■ What you need to do ■
All of the material below is to be restated word for word, apart from the pictures.

** Start of Supplied material **

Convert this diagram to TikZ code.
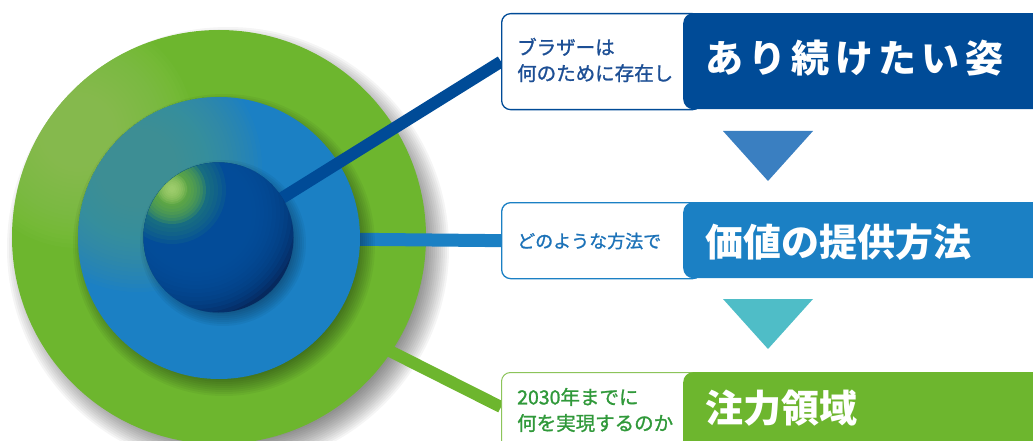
\documentclass[tikz,border=0pt]{standalone}
\usepackage{fontspec}
\newfontfamily\jp{Noto Sans CJK JP}
\newfontfamily\jpwide[LetterSpace=14]{Noto Sans CJK JP}
\newfontfamily\jpm[FakeBold=1.2]{Noto Sans CJK JP}

\definecolor{navy}{HTML}{004B97}
\definecolor{midblue}{HTML}{1B80C4}
\definecolor{cgreen}{HTML}{6DB62E}
\definecolor{lgreen}{HTML}{95C962}
\definecolor{tealc}{HTML}{4C9C8E}
\definecolor{tri1}{HTML}{3A7FC1}
\definecolor{tri2}{HTML}{4FBDC7}
\definecolor{navytxt}{HTML}{1D4F95}
\definecolor{bluetxt}{HTML}{1C72B8}
\definecolor{greentxt}{HTML}{30993A}
\definecolor{greenline}{HTML}{8CC45A}
\definecolor{hla}{HTML}{B2D77E}
\definecolor{hlc}{HTML}{72B836}
\definecolor{hld}{HTML}{2A8A72}
\definecolor{sphblue}{HTML}{03509F}
\definecolor{sphdark}{HTML}{06295E}

\pgfdeclarelayer{back}
\pgfsetlayers{back,main}

\begin{document}
\begin{tikzpicture}[x=1pt,y=-1pt,
  disc/.style={circle, inner sep=0pt, outer sep=0pt},
  qbox/.style={draw, fill=white, rounded corners=9pt, line width=1.3pt,
    minimum width=200pt, inner sep=0pt, anchor=north west},
  abox/.style={rounded corners=10pt, minimum width=380pt, inner sep=0pt,
    anchor=north west},
  smalltxt/.style={anchor=west, align=left, inner sep=0pt,
    font=\jpm\fontsize{19.5}{26}\selectfont},
  bigtxt/.style={anchor=west, inner sep=0pt, text=white,
    font=\jp\bfseries\fontsize{38}{44}\selectfont},
  shadowring/.style={black, opacity=#1},
]
\useasboundingbox (0,0) rectangle (1033,441);
\clip (0,0) rectangle (1033,441);

% ---- question / answer boxes
\node[qbox, draw=navy, minimum height=96pt] (q1) at (501,13) {};
\node[abox, fill=navy, minimum height=96pt] (a1) at (683,13) {};
\node[qbox, draw=midblue, minimum height=76pt] (q2) at (501,202) {};
\node[abox, fill=midblue, minimum height=76pt] (a2) at (683,202) {};
\node[qbox, draw=greenline, line width=1pt, minimum height=96pt] (q3) at (501,372) {};
\node[abox, fill=cgreen, minimum height=96pt] (a3) at (683,372) {};

\node[smalltxt, text=navytxt] (s1) at (517,60) {ブラザーは\\何のために存在し};
\node[bigtxt, font=\jpwide\bfseries\fontsize{38}{44}\selectfont] (b1) at (705,58.5) {あり続けたい姿};
\node[smalltxt, text=bluetxt, font=\jpm\fontsize{18}{24}\selectfont] (s2) at (517,241) {どのような方法で};
\node[bigtxt] (b2) at (705,242) {価値の提供方法};
\node[smalltxt, text=greentxt] (s3) at (517,410) {2030年までに\\何を実現するのか};
\node[bigtxt] (b3) at (705,408) {注力領域};

% ---- downward arrows between the boxes
\coordinate (d1l) at (723,131); \coordinate (d1r) at (813,131); \coordinate (d1t) at (768,181);
\coordinate (d2l) at (723,299); \coordinate (d2r) at (813,299); \coordinate (d2t) at (768,349);
\fill[tri1] (d1l) -- (d1r) -- (d1t) -- cycle;
\fill[tri2] (d2l) -- (d2r) -- (d2t) -- cycle;

\begin{pgfonlayer}{back}
% geometry of the three discs
\node[disc, minimum size=414pt] (outer) at (219,237) {};
\node[disc, minimum size=282pt] (mid) at (219,238) {};
\node[disc, minimum size=150pt] (sphere) at (218.5,237.5) {};
\coordinate (gstart) at (219,265);
\coordinate (q3in) at (501,407);

% outer disc: soft drop shadow, connector, fill, highlight
\foreach \r in {221,219,...,195}
  \fill[shadowring=0.038] (228,248) circle[radius=\r pt];
\draw[cgreen, line width=12pt] (gstart) -- (q3in);
\fill[cgreen] (outer.center) circle[radius=207pt];
\begin{scope}
  \clip (outer.center) circle[radius=207pt];
  \foreach \r in {116,112,...,36}
    \fill[lgreen, opacity=0.06] (78,132) circle[radius=\r pt];
\end{scope}

% middle disc
\draw[midblue, line width=13pt] (mid) -- (q2.west);
\foreach \r in {151,149,...,133}
  \fill[shadowring=0.045] (224,245) circle[radius=\r pt];
\fill[midblue] (mid.center) circle[radius=141pt];
\begin{scope}
  \clip (mid.center) circle[radius=141pt];
  \foreach \r in {124,120,...,40}
    \fill[tealc, opacity=0.07] (138,168) circle[radius=\r pt];
\end{scope}

% core sphere: dark rim, blue body, green highlight up-left
\foreach \r in {83,81,...,67}
  \fill[shadowring=0.045] (223,243) circle[radius=\r pt];
\draw[navy, line width=12pt] (sphere.center) -- (q1.west);
\fill[sphdark] (sphere.center) circle[radius=75pt];
\begin{scope}
  \clip (sphere.center) circle[radius=75pt];
  \foreach \r in {104,100,...,56}
    \fill[sphblue, opacity=0.2] (196,213) circle[radius=\r pt];
  \foreach \r in {54,50,...,30}
    \fill[hld, opacity=0.15] (172,190) circle[radius=\r pt];
  \foreach \r in {34,31,...,7}
    \fill[hlc, opacity=0.19] (172,190) circle[radius=\r pt];
  \foreach \r in {15,13,...,3}
    \fill[hla, opacity=0.18] (172,189) circle[radius=\r pt];
\end{scope}
\end{pgfonlayer}
\end{tikzpicture}
\end{document}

** End of Supplied material **

■ Written answer ■
Convert this diagram to TikZ code.
\documentclass[tikz,border=0pt]{standalone}
\usepackage{fontspec}
\newfontfamily\jp{Noto Sans CJK JP}
\newfontfamily\jpwide[LetterSpace=14]{Noto Sans CJK JP}
\newfontfamily\jpm[FakeBold=1.2]{Noto Sans CJK JP}

\definecolor{navy}{HTML}{004B97}
\definecolor{midblue}{HTML}{1B80C4}
\definecolor{cgreen}{HTML}{6DB62E}
\definecolor{lgreen}{HTML}{95C962}
\definecolor{tealc}{HTML}{4C9C8E}
\definecolor{tri1}{HTML}{3A7FC1}
\definecolor{tri2}{HTML}{4FBDC7}
\definecolor{navytxt}{HTML}{1D4F95}
\definecolor{bluetxt}{HTML}{1C72B8}
\definecolor{greentxt}{HTML}{30993A}
\definecolor{greenline}{HTML}{8CC45A}
\definecolor{hla}{HTML}{B2D77E}
\definecolor{hlc}{HTML}{72B836}
\definecolor{hld}{HTML}{2A8A72}
\definecolor{sphblue}{HTML}{03509F}
\definecolor{sphdark}{HTML}{06295E}

\pgfdeclarelayer{back}
\pgfsetlayers{back,main}

\begin{document}
\begin{tikzpicture}[x=1pt,y=-1pt,
  disc/.style={circle, inner sep=0pt, outer sep=0pt},
  qbox/.style={draw, fill=white, rounded corners=9pt, line width=1.3pt,
    minimum width=200pt, inner sep=0pt, anchor=north west},
  abox/.style={rounded corners=10pt, minimum width=380pt, inner sep=0pt,
    anchor=north west},
  smalltxt/.style={anchor=west, align=left, inner sep=0pt,
    font=\jpm\fontsize{19.5}{26}\selectfont},
  bigtxt/.style={anchor=west, inner sep=0pt, text=white,
    font=\jp\bfseries\fontsize{38}{44}\selectfont},
  shadowring/.style={black, opacity=#1},
]
\useasboundingbox (0,0) rectangle (1033,441);
\clip (0,0) rectangle (1033,441);

% ---- question / answer boxes
\node[qbox, draw=navy, minimum height=96pt] (q1) at (501,13) {};
\node[abox, fill=navy, minimum height=96pt] (a1) at (683,13) {};
\node[qbox, draw=midblue, minimum height=76pt] (q2) at (501,202) {};
\node[abox, fill=midblue, minimum height=76pt] (a2) at (683,202) {};
\node[qbox, draw=greenline, line width=1pt, minimum height=96pt] (q3) at (501,372) {};
\node[abox, fill=cgreen, minimum height=96pt] (a3) at (683,372) {};

\node[smalltxt, text=navytxt] (s1) at (517,60) {ブラザーは\\何のために存在し};
\node[bigtxt, font=\jpwide\bfseries\fontsize{38}{44}\selectfont] (b1) at (705,58.5) {あり続けたい姿};
\node[smalltxt, text=bluetxt, font=\jpm\fontsize{18}{24}\selectfont] (s2) at (517,241) {どのような方法で};
\node[bigtxt] (b2) at (705,242) {価値の提供方法};
\node[smalltxt, text=greentxt] (s3) at (517,410) {2030年までに\\何を実現するのか};
\node[bigtxt] (b3) at (705,408) {注力領域};

% ---- downward arrows between the boxes
\coordinate (d1l) at (723,131); \coordinate (d1r) at (813,131); \coordinate (d1t) at (768,181);
\coordinate (d2l) at (723,299); \coordinate (d2r) at (813,299); \coordinate (d2t) at (768,349);
\fill[tri1] (d1l) -- (d1r) -- (d1t) -- cycle;
\fill[tri2] (d2l) -- (d2r) -- (d2t) -- cycle;

\begin{pgfonlayer}{back}
% geometry of the three discs
\node[disc, minimum size=414pt] (outer) at (219,237) {};
\node[disc, minimum size=282pt] (mid) at (219,238) {};
\node[disc, minimum size=150pt] (sphere) at (218.5,237.5) {};
\coordinate (gstart) at (219,265);
\coordinate (q3in) at (501,407);

% outer disc: soft drop shadow, connector, fill, highlight
\foreach \r in {221,219,...,195}
  \fill[shadowring=0.038] (228,248) circle[radius=\r pt];
\draw[cgreen, line width=12pt] (gstart) -- (q3in);
\fill[cgreen] (outer.center) circle[radius=207pt];
\begin{scope}
  \clip (outer.center) circle[radius=207pt];
  \foreach \r in {116,112,...,36}
    \fill[lgreen, opacity=0.06] (78,132) circle[radius=\r pt];
\end{scope}

% middle disc
\draw[midblue, line width=13pt] (mid) -- (q2.west);
\foreach \r in {151,149,...,133}
  \fill[shadowring=0.045] (224,245) circle[radius=\r pt];
\fill[midblue] (mid.center) circle[radius=141pt];
\begin{scope}
  \clip (mid.center) circle[radius=141pt];
  \foreach \r in {124,120,...,40}
    \fill[tealc, opacity=0.07] (138,168) circle[radius=\r pt];
\end{scope}

% core sphere: dark rim, blue body, green highlight up-left
\foreach \r in {83,81,...,67}
  \fill[shadowring=0.045] (223,243) circle[radius=\r pt];
\draw[navy, line width=12pt] (sphere.center) -- (q1.west);
\fill[sphdark] (sphere.center) circle[radius=75pt];
\begin{scope}
  \clip (sphere.center) circle[radius=75pt];
  \foreach \r in {104,100,...,56}
    \fill[sphblue, opacity=0.2] (196,213) circle[radius=\r pt];
  \foreach \r in {54,50,...,30}
    \fill[hld, opacity=0.15] (172,190) circle[radius=\r pt];
  \foreach \r in {34,31,...,7}
    \fill[hlc, opacity=0.19] (172,190) circle[radius=\r pt];
  \foreach \r in {15,13,...,3}
    \fill[hla, opacity=0.18] (172,189) circle[radius=\r pt];
\end{scope}
\end{pgfonlayer}
\end{tikzpicture}
\end{document}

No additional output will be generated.